Sunday, the Gotham at Aqueduct, N.Y., and the Tampa Bay Derby at Tampa Bay Downs, Fla., added another pair of upsetters.

The Tampa Bay Derby was supposed to produce a victory for the promising Menifee, but he had to settle for second while Pineaff, who won the Juvenile late last year at Hawthorne, rejuvenated his hopes with a win. Menifee's runner-up effort may have been just enough to keep his Derby hopes alive.

The Gotham was a pivotal race for California invader Apremont, but when he reeled off sizzling fractions of 22:1, 44:3 and 1:09:2, the brick wall he hit came in the form of 11-to-1 shot Badge. The winner benefited from the shape of the race, but may have produced enough fever for his owners to consider a Derby trip. Apremont staggered home second and may have to go back to the drawing board, although pre-race plans were to keep him in the Big Apple for the Wood Memorial on April 10.

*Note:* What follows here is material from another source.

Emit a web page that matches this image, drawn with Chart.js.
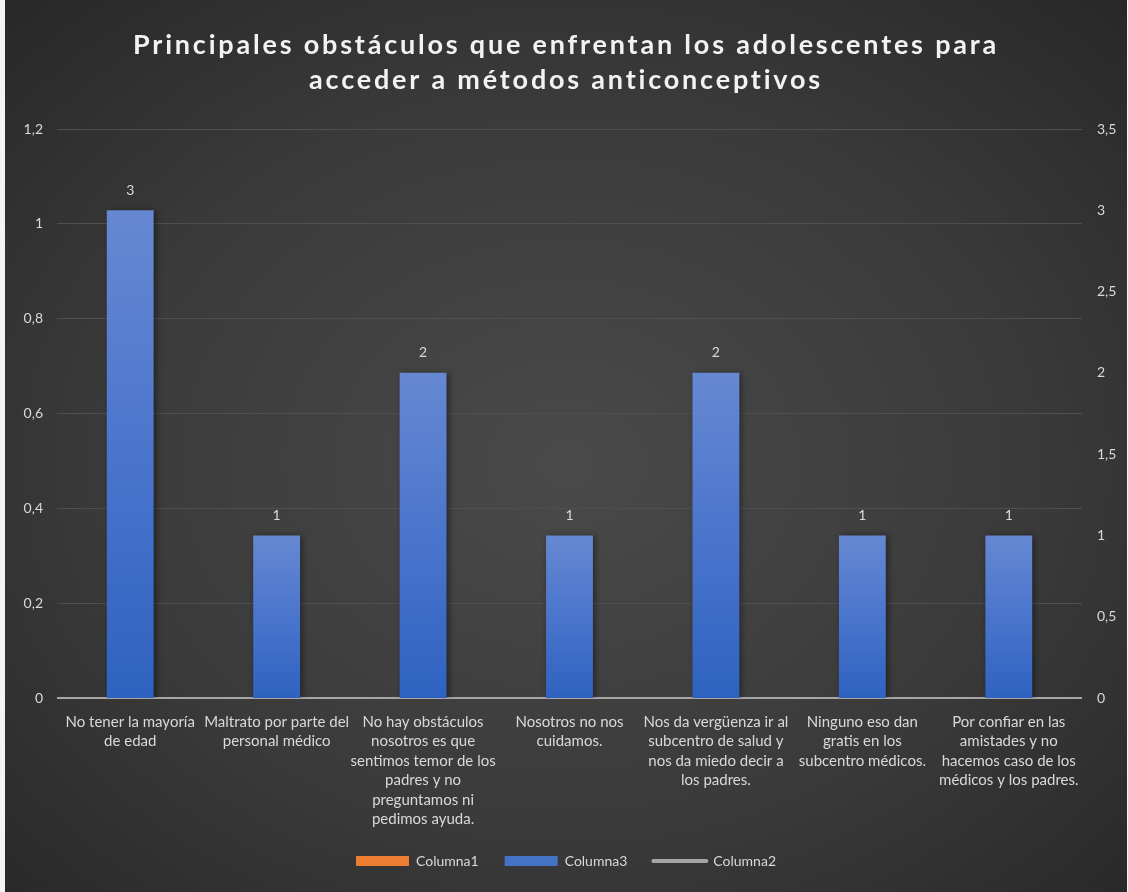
<!DOCTYPE html>
<html>
<head>
<meta charset="utf-8">
<script src="https://cdn.jsdelivr.net/npm/chart.js@4/dist/chart.umd.min.js"></script>
<style>
    html, body { margin: 0; padding: 0; background: #f4f4f4; }
    #wrap {
        position: absolute; left: 5px; top: 0;
        width: 1122px; height: 892px;
        background: radial-gradient(ellipse 75% 75% at 50% 52%, #4a4a4a 0%, #3a3a3a 55%, #262626 100%);
    }
</style>
</head>
<body>
<div id="wrap"><canvas id="chart"></canvas></div>
<script>
// Datos del gráfico
const titleLines = ['Principales obstáculos que enfrentan los adolescentes para', 'acceder a métodos anticonceptivos'];
const categories = [
    ['No tener la mayoría', 'de edad'],
    ['Maltrato por parte del', 'personal médico'],
    ['No hay obstáculos', 'nosotros es que', 'sentimos temor de los', 'padres y no', 'preguntamos ni', 'pedimos ayuda.'],
    ['Nosotros no nos', 'cuidamos.'],
    ['Nos da vergüenza ir al', 'subcentro de salud y', 'nos da miedo decir a', 'los padres.'],
    ['Ninguno eso dan', 'gratis en los', 'subcentro médicos.'],
    ['Por confiar en las', 'amistades y no', 'hacemos caso de los', 'médicos y los padres.']
];
const columna1 = [null, null, null, null, null, null, null];
const columna3 = [3, 1, 2, 1, 2, 1, 1];
const columna2 = [null, null, null, null, null, null, null];
const leftTicks = [0, 0.2, 0.4, 0.6, 0.8, 1, 1.2];
const rightTicks = [0, 0.5, 1, 1.5, 2, 2.5, 3, 3.5];

const FONT = 'Lato, "Open Sans", sans-serif';
const TEXT = '#d9d9d9';
const legendColors = ['#ed7d31', '#4472c4', '#a5a5a5'];

const comma = v => String(v).replace('.', ',');

// Degradado vertical por barra (claro arriba, oscuro abajo)
function barGradient(ctx) {
    const chart = ctx.chart;
    const ys = chart.scales.y2;
    if (!chart.chartArea || !ys || ctx.raw == null) return '#4472c4';
    const top = ys.getPixelForValue(ctx.raw);
    const bottom = ys.getPixelForValue(0);
    const g = chart.ctx.createLinearGradient(0, top, 0, bottom);
    g.addColorStop(0, '#6688d2');
    g.addColorStop(0.5, '#4a75cc');
    g.addColorStop(1, '#2f62c0');
    return g;
}

// Título con espaciado entre letras
const titlePlugin = {
    id: 'spacedTitle',
    afterDraw(chart) {
        const ctx = chart.ctx;
        ctx.save();
        ctx.font = 'bold 27px ' + FONT;
        ctx.fillStyle = '#f2f2f2';
        ctx.textAlign = 'center';
        ctx.textBaseline = 'middle';
        ctx.letterSpacing = '2.8px';
        titleLines.forEach((line, i) => {
            ctx.fillText(line, chart.width / 2, 45 + i * 35);
        });
        ctx.restore();
    }
};

// Sombra ligera bajo las barras
const shadowPlugin = {
    id: 'barShadow',
    beforeDatasetsDraw(chart) {
        const ctx = chart.ctx;
        ctx.save();
        ctx.shadowColor = 'rgba(0,0,0,0.45)';
        ctx.shadowBlur = 6;
        ctx.shadowOffsetX = 2;
        ctx.shadowOffsetY = 1;
    },
    afterDatasetsDraw(chart) {
        chart.ctx.restore();
    }
};

// Etiquetas de valor encima de cada barra
const valueLabels = {
    id: 'valueLabels',
    afterDatasetsDraw(chart) {
        const ctx = chart.ctx;
        const meta = chart.getDatasetMeta(1);
        ctx.save();
        ctx.font = '14px ' + FONT;
        ctx.fillStyle = TEXT;
        ctx.textAlign = 'center';
        ctx.textBaseline = 'middle';
        meta.data.forEach((bar, i) => {
            ctx.fillText(String(columna3[i]), bar.x, bar.y - 20);
        });
        ctx.restore();
    }
};

new Chart(document.getElementById('chart'), {
    type: 'bar',
    data: {
        labels: categories,
        datasets: [
            {
                label: 'Columna1',
                data: columna1,
                backgroundColor: '#ed7d31',
                yAxisID: 'y',
                grouped: false,
                order: 2
            },
            {
                label: 'Columna3',
                data: columna3,
                backgroundColor: barGradient,
                yAxisID: 'y2',
                grouped: false,
                order: 1
            },
            {
                type: 'line',
                label: 'Columna2',
                data: columna2,
                borderColor: '#a5a5a5',
                borderWidth: 3,
                pointRadius: 0,
                yAxisID: 'y',
                order: 0
            }
        ]
    },
    options: {
        responsive: true,
        maintainAspectRatio: false,
        animation: false,
        datasets: {
            bar: { categoryPercentage: 1, barPercentage: 0.32 }
        },
        layout: {
            padding: { top: 129, left: 0, right: 0, bottom: 14 }
        },
        plugins: {
            title: { display: false },
            tooltip: { enabled: false },
            legend: {
                display: true,
                position: 'bottom',
                labels: {
                    color: TEXT,
                    font: { family: FONT, size: 14 },
                    usePointStyle: true,
                    pointStyleWidth: 53,
                    boxHeight: 10,
                    padding: 26,
                    generateLabels: chart => chart.data.datasets.map((ds, i) => ({
                        text: ds.label,
                        fillStyle: legendColors[i],
                        strokeStyle: legendColors[i],
                        fontColor: TEXT,
                        lineWidth: i === 2 ? 4 : 0,
                        lineCap: 'round',
                        pointStyle: i === 2 ? 'line' : 'rect',
                        hidden: false,
                        datasetIndex: i
                    }))
                }
            }
        },
        scales: {
            x: {
                grid: { display: false },
                border: { display: false },
                ticks: {
                    color: TEXT,
                    font: { family: FONT, size: 15, lineHeight: 1.3 },
                    padding: 6,
                    maxRotation: 0,
                    autoSkip: false
                },
                afterFit: s => { s.height = 130; }
            },
            y: {
                position: 'left',
                min: 0,
                max: 1.2,
                afterBuildTicks: s => { s.ticks = leftTicks.map(v => ({ value: v })); },
                grid: {
                    drawTicks: false,
                    color: c => c.tick && c.tick.value === 0 ? '#a6a6a6' : '#4f4f4f',
                    lineWidth: c => c.tick && c.tick.value === 0 ? 2 : 1
                },
                border: { display: false },
                ticks: {
                    color: TEXT,
                    font: { family: FONT, size: 14 },
                    padding: 14,
                    callback: v => comma(v)
                },
                afterFit: s => { s.width = 52; }
            },
            y2: {
                position: 'right',
                min: 0,
                max: 3.5,
                afterBuildTicks: s => { s.ticks = rightTicks.map(v => ({ value: v })); },
                grid: { display: false, drawTicks: false },
                border: { display: false },
                ticks: {
                    color: TEXT,
                    font: { family: FONT, size: 14 },
                    padding: 15,
                    callback: v => comma(v)
                },
                afterFit: s => { s.width = 45; }
            }
        }
    },
    plugins: [shadowPlugin, valueLabels, titlePlugin]
});
</script>
</body>
</html>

Finally, you may remember a horse by the name of Worldly Manner. He was the late-developing juvenile flash last year who won the Del Mar Futurity, then was snatched up by the Godolfin Racing Stable for $5 million and shipped off to Dubai. Well, they had a simulated Derby prep race at Nad Al Sheba race course over the weekend and Worldly Manner won with flying colors. They plan on returning the son of Riverman for the Kentucky Derby.

And wouldn't it figure that in a year like this, a former American runner who prepped in the sands of Dubai may return to the states and give his Arabian Oil Royalty a Derby in the heart of Bluegrass country.